Ce « retour » de Pélage relance un questionnement théologique qui n’est sans doute pas sans intérêt non seulement pour la vie de foi, mais encore pour la culture aux niveaux de l’histoire et de l’anthropologie. Il faut laisser aux spécialistes le soin d’apprécier, en épluchant les textes anciens, par-delà les recensions du Mythe du pélagianisme dans des médias généralistes (chrétiens ou non) et les commentaires qu’elles suscitent, dans quelle mesure Pélage peut être sinon réhabilité, du moins distingué du pélagianisme.
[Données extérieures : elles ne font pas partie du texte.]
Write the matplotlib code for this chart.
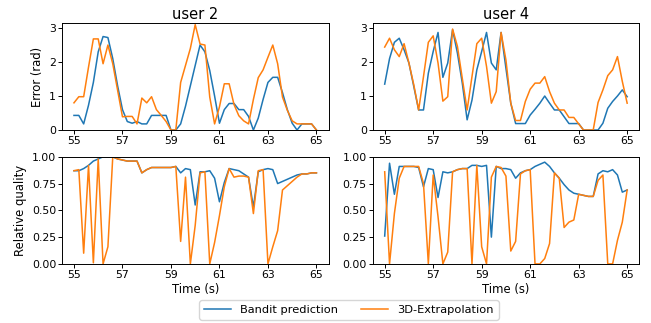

Car la faiblesse sans doute irrémédiable de celui-ci dans sa forme systématisée – comme l’a relevé (sans pourtant le nommer) le P. de Lubac dans Petite catéchèse sur nature et grâce (1980) – est de concevoir une « nature pure » en faisant bon marché de la réalité du péché sans laquelle la grâce n’apparaît plus miséricordieuse mais seulement magique et bientôt superflue, le Salut n’étant alors plus promesse mais rêve d’autolibération de l’homme.

Jean Duchesne

  1. L’élitisme foncier du pélagianisme a été étudié dans Les Virtuoses et la multitude. Aspects sociaux de la controverse entre Augustin et les pélagiens (Jérôme Millon, Grenoble, 2005) par Jean-Marie Salamito, professeur d’histoire du christianisme antique à la Sorbonne. Signalons aussi le Pélage et le pélagianisme très mesuré du théologien protestant allemand de Heidelberg Winrich Löhr, traduit au Cerf en 2015.